Retype, please, the listing from its opening line through the line that contains "comp_sin_hi = [0.36, 0.45, 0.55, 0.66, 0.76, 0.84, 0.89]", both included, without the pictures.
* START Data lines *
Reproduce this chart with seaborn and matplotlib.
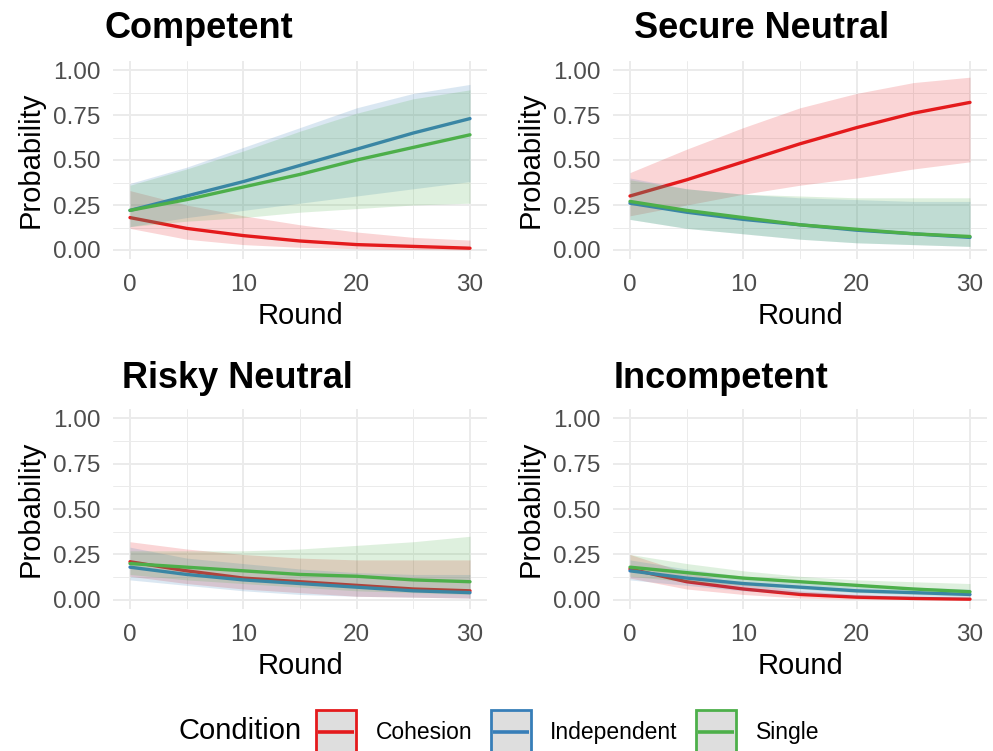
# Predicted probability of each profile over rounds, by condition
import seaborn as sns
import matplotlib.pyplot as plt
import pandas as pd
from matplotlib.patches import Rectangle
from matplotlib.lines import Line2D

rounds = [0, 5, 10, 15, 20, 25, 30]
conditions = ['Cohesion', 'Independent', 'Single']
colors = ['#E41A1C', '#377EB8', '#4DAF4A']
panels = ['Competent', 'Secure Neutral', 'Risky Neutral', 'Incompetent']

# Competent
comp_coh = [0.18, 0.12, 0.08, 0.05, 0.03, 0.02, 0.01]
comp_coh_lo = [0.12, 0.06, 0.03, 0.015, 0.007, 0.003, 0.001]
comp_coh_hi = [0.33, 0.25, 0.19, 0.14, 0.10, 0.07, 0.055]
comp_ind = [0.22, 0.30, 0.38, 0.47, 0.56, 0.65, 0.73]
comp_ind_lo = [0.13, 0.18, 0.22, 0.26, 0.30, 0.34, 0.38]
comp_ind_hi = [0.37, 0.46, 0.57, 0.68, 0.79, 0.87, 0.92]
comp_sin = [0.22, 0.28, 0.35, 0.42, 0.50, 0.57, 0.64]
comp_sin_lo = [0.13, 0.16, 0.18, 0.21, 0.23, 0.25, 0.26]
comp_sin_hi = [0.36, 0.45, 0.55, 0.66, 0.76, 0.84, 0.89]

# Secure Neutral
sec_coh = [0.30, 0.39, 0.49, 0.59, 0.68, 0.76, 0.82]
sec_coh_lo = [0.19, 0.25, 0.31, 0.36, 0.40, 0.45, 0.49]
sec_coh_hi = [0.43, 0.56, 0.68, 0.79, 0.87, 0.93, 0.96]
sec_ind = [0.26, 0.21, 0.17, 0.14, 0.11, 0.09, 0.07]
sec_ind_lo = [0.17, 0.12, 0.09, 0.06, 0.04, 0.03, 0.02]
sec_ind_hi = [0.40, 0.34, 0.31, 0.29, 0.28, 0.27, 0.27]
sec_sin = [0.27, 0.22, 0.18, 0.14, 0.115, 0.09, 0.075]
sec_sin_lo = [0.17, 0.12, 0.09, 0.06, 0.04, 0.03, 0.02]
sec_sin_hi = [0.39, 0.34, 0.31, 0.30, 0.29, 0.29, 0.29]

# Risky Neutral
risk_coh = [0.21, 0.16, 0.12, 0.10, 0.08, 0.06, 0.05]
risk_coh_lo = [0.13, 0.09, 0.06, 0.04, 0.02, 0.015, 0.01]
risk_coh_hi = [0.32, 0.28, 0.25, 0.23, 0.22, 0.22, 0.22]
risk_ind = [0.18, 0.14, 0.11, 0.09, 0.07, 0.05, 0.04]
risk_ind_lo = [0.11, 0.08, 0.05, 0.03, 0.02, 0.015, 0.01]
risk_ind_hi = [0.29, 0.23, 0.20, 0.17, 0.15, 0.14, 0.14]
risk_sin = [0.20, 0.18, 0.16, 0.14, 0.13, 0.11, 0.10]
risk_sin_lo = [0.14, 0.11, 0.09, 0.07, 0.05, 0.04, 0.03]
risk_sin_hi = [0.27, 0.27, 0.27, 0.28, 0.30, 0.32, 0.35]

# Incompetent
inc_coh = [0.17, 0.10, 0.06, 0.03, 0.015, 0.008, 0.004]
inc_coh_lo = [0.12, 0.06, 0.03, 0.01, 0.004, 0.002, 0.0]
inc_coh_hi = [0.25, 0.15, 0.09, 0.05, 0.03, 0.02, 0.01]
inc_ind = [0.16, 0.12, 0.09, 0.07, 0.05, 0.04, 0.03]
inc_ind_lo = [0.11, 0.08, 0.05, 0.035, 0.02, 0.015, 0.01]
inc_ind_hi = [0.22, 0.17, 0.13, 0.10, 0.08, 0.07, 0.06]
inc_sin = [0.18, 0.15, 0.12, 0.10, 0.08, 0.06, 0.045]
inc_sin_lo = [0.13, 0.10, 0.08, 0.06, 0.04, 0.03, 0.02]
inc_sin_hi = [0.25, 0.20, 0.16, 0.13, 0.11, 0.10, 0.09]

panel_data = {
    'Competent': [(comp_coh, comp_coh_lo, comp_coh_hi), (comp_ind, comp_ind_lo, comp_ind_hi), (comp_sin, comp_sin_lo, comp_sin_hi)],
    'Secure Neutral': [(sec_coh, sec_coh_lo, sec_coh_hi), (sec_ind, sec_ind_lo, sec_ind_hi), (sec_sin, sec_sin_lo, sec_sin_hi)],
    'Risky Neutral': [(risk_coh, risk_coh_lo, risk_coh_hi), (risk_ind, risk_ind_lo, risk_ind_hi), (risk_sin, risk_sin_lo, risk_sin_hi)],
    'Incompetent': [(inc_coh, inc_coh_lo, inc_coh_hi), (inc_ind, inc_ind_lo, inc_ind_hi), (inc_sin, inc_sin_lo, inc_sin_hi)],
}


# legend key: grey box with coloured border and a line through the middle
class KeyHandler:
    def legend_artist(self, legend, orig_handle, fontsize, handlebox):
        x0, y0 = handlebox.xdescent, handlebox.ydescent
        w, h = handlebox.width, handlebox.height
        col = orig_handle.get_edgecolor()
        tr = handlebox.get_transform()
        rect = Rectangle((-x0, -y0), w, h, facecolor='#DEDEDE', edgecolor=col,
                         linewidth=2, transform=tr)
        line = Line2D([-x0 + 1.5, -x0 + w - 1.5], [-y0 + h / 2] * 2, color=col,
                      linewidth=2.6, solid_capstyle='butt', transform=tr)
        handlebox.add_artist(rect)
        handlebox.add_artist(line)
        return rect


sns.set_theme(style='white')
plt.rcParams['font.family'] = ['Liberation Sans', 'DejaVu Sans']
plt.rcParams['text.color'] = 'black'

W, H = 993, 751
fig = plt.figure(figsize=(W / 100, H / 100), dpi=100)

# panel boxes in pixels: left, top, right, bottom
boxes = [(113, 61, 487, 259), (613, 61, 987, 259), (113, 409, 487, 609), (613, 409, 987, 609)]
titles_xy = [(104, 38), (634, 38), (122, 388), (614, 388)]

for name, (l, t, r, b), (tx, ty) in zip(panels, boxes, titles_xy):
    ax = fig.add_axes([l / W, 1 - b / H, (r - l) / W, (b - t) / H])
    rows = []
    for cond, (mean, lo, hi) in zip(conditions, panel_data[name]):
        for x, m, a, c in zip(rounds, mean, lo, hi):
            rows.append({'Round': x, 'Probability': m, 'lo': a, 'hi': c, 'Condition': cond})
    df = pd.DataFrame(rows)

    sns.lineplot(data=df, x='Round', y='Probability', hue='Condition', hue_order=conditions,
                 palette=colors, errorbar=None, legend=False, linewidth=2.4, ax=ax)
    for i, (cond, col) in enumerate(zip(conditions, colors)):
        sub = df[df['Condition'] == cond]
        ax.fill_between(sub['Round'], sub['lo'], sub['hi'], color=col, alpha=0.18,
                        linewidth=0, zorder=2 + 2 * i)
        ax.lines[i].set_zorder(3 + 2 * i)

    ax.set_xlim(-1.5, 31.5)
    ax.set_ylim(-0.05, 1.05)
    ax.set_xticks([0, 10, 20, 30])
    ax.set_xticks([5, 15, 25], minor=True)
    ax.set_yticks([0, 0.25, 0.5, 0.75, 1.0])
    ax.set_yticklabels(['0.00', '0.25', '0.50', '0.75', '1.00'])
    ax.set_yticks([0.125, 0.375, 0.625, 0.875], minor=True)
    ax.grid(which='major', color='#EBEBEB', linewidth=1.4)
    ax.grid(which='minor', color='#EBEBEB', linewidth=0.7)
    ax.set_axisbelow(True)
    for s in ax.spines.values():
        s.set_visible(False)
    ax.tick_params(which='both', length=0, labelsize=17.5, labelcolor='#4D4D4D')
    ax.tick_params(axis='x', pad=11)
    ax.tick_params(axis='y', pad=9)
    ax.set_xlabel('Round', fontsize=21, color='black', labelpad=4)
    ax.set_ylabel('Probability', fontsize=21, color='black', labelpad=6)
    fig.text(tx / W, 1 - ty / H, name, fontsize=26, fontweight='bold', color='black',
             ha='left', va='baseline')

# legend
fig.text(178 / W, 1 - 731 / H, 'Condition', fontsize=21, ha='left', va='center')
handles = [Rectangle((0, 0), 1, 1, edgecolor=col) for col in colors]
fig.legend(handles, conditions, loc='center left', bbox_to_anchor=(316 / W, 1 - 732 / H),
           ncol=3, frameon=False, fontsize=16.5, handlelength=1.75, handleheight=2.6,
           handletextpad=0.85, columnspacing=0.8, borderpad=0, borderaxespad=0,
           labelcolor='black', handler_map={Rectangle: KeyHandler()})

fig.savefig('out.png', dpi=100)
* END Data lines *
> **Response**
Reproduce this chart with seaborn and matplotlib.
# Predicted probability of each profile over rounds, by condition
import seaborn as sns
import matplotlib.pyplot as plt
import pandas as pd
from matplotlib.patches import Rectangle
from matplotlib.lines import Line2D

rounds = [0, 5, 10, 15, 20, 25, 30]
conditions = ['Cohesion', 'Independent', 'Single']
colors = ['#E41A1C', '#377EB8', '#4DAF4A']
panels = ['Competent', 'Secure Neutral', 'Risky Neutral', 'Incompetent']

# Competent
comp_coh = [0.18, 0.12, 0.08, 0.05, 0.03, 0.02, 0.01]
comp_coh_lo = [0.12, 0.06, 0.03, 0.015, 0.007, 0.003, 0.001]
comp_coh_hi = [0.33, 0.25, 0.19, 0.14, 0.10, 0.07, 0.055]
comp_ind = [0.22, 0.30, 0.38, 0.47, 0.56, 0.65, 0.73]
comp_ind_lo = [0.13, 0.18, 0.22, 0.26, 0.30, 0.34, 0.38]
comp_ind_hi = [0.37, 0.46, 0.57, 0.68, 0.79, 0.87, 0.92]
comp_sin = [0.22, 0.28, 0.35, 0.42, 0.50, 0.57, 0.64]
comp_sin_lo = [0.13, 0.16, 0.18, 0.21, 0.23, 0.25, 0.26]
comp_sin_hi = [0.36, 0.45, 0.55, 0.66, 0.76, 0.84, 0.89]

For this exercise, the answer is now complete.